▸ JOB: Repeat all of the material below exactly as written, images excluded.

▸ DATA PROVIDED:
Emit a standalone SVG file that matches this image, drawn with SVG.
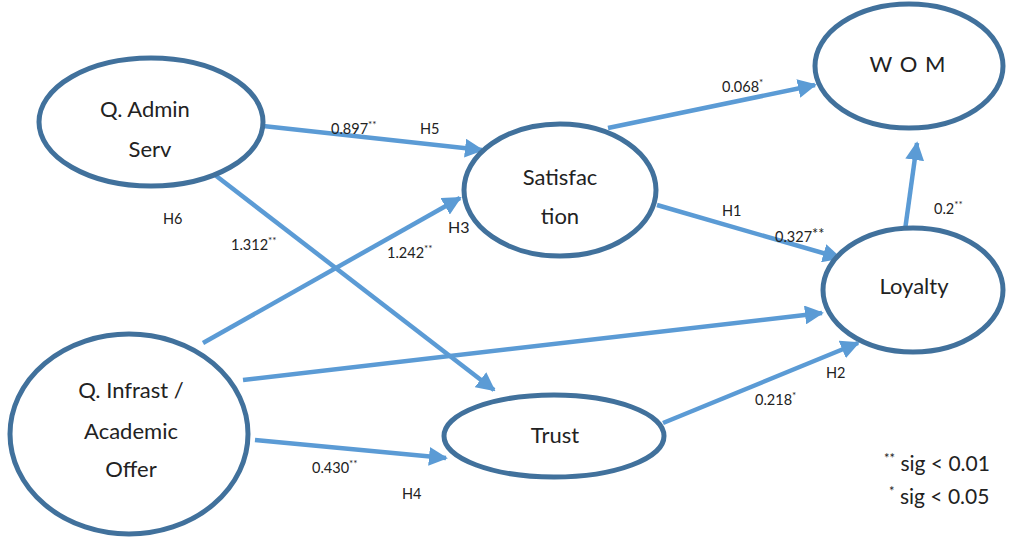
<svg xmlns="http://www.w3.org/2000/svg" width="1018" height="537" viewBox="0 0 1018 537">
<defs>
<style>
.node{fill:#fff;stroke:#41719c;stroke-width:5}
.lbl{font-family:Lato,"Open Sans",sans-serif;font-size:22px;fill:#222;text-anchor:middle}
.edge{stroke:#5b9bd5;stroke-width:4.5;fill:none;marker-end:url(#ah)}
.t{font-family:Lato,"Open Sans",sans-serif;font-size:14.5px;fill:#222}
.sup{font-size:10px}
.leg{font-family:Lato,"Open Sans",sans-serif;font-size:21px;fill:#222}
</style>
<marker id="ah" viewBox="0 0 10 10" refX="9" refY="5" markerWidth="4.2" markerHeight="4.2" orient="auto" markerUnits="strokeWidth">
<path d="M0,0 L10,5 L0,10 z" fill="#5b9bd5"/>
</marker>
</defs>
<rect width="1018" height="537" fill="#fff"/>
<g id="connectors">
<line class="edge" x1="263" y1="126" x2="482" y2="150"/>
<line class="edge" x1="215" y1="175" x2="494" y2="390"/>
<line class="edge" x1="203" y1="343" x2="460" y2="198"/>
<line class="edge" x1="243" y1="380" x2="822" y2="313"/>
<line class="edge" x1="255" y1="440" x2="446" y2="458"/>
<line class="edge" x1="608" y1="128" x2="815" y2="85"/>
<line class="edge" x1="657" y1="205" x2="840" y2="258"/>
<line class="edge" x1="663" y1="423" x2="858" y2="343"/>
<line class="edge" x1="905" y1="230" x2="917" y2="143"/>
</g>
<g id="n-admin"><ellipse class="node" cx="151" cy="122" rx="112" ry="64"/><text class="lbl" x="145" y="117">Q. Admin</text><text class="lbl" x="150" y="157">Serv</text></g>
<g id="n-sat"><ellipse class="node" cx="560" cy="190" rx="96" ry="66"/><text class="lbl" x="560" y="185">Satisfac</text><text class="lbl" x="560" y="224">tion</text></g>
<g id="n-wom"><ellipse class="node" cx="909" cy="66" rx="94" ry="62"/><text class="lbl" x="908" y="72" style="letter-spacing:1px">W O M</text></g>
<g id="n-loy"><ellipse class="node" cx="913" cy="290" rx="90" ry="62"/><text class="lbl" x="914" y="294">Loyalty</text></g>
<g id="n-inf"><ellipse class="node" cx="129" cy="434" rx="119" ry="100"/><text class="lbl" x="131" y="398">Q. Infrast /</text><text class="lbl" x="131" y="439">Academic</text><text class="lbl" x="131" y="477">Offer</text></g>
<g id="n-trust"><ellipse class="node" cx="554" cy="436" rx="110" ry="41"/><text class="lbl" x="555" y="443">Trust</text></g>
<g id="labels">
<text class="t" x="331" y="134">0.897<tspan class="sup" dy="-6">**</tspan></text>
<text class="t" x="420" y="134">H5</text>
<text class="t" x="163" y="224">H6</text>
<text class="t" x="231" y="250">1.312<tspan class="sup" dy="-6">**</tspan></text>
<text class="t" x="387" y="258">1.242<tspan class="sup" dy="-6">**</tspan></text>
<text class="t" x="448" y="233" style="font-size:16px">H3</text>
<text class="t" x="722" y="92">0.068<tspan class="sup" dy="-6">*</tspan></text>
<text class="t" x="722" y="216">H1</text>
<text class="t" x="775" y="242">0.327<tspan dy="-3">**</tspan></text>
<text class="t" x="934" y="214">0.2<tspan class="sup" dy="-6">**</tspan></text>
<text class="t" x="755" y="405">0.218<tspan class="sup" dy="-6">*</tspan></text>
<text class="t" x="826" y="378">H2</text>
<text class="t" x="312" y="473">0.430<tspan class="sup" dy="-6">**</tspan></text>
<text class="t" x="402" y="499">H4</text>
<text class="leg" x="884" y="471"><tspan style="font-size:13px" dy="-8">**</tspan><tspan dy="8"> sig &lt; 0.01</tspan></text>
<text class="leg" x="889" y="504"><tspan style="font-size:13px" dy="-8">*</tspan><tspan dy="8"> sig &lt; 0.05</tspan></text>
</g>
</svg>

▸ FINISHED TASK:
Emit a standalone SVG file that matches this image, drawn with SVG.
<svg xmlns="http://www.w3.org/2000/svg" width="1018" height="537" viewBox="0 0 1018 537">
<defs>
<style>
.node{fill:#fff;stroke:#41719c;stroke-width:5}
.lbl{font-family:Lato,"Open Sans",sans-serif;font-size:22px;fill:#222;text-anchor:middle}
.edge{stroke:#5b9bd5;stroke-width:4.5;fill:none;marker-end:url(#ah)}
.t{font-family:Lato,"Open Sans",sans-serif;font-size:14.5px;fill:#222}
.sup{font-size:10px}
.leg{font-family:Lato,"Open Sans",sans-serif;font-size:21px;fill:#222}
</style>
<marker id="ah" viewBox="0 0 10 10" refX="9" refY="5" markerWidth="4.2" markerHeight="4.2" orient="auto" markerUnits="strokeWidth">
<path d="M0,0 L10,5 L0,10 z" fill="#5b9bd5"/>
</marker>
</defs>
<rect width="1018" height="537" fill="#fff"/>
<g id="connectors">
<line class="edge" x1="263" y1="126" x2="482" y2="150"/>
<line class="edge" x1="215" y1="175" x2="494" y2="390"/>
<line class="edge" x1="203" y1="343" x2="460" y2="198"/>
<line class="edge" x1="243" y1="380" x2="822" y2="313"/>
<line class="edge" x1="255" y1="440" x2="446" y2="458"/>
<line class="edge" x1="608" y1="128" x2="815" y2="85"/>
<line class="edge" x1="657" y1="205" x2="840" y2="258"/>
<line class="edge" x1="663" y1="423" x2="858" y2="343"/>
<line class="edge" x1="905" y1="230" x2="917" y2="143"/>
</g>
<g id="n-admin"><ellipse class="node" cx="151" cy="122" rx="112" ry="64"/><text class="lbl" x="145" y="117">Q. Admin</text><text class="lbl" x="150" y="157">Serv</text></g>
<g id="n-sat"><ellipse class="node" cx="560" cy="190" rx="96" ry="66"/><text class="lbl" x="560" y="185">Satisfac</text><text class="lbl" x="560" y="224">tion</text></g>
<g id="n-wom"><ellipse class="node" cx="909" cy="66" rx="94" ry="62"/><text class="lbl" x="908" y="72" style="letter-spacing:1px">W O M</text></g>
<g id="n-loy"><ellipse class="node" cx="913" cy="290" rx="90" ry="62"/><text class="lbl" x="914" y="294">Loyalty</text></g>
<g id="n-inf"><ellipse class="node" cx="129" cy="434" rx="119" ry="100"/><text class="lbl" x="131" y="398">Q. Infrast /</text><text class="lbl" x="131" y="439">Academic</text><text class="lbl" x="131" y="477">Offer</text></g>
<g id="n-trust"><ellipse class="node" cx="554" cy="436" rx="110" ry="41"/><text class="lbl" x="555" y="443">Trust</text></g>
<g id="labels">
<text class="t" x="331" y="134">0.897<tspan class="sup" dy="-6">**</tspan></text>
<text class="t" x="420" y="134">H5</text>
<text class="t" x="163" y="224">H6</text>
<text class="t" x="231" y="250">1.312<tspan class="sup" dy="-6">**</tspan></text>
<text class="t" x="387" y="258">1.242<tspan class="sup" dy="-6">**</tspan></text>
<text class="t" x="448" y="233" style="font-size:16px">H3</text>
<text class="t" x="722" y="92">0.068<tspan class="sup" dy="-6">*</tspan></text>
<text class="t" x="722" y="216">H1</text>
<text class="t" x="775" y="242">0.327<tspan dy="-3">**</tspan></text>
<text class="t" x="934" y="214">0.2<tspan class="sup" dy="-6">**</tspan></text>
<text class="t" x="755" y="405">0.218<tspan class="sup" dy="-6">*</tspan></text>
<text class="t" x="826" y="378">H2</text>
<text class="t" x="312" y="473">0.430<tspan class="sup" dy="-6">**</tspan></text>
<text class="t" x="402" y="499">H4</text>
<text class="leg" x="884" y="471"><tspan style="font-size:13px" dy="-8">**</tspan><tspan dy="8"> sig &lt; 0.01</tspan></text>
<text class="leg" x="889" y="504"><tspan style="font-size:13px" dy="-8">*</tspan><tspan dy="8"> sig &lt; 0.05</tspan></text>
</g>
</svg>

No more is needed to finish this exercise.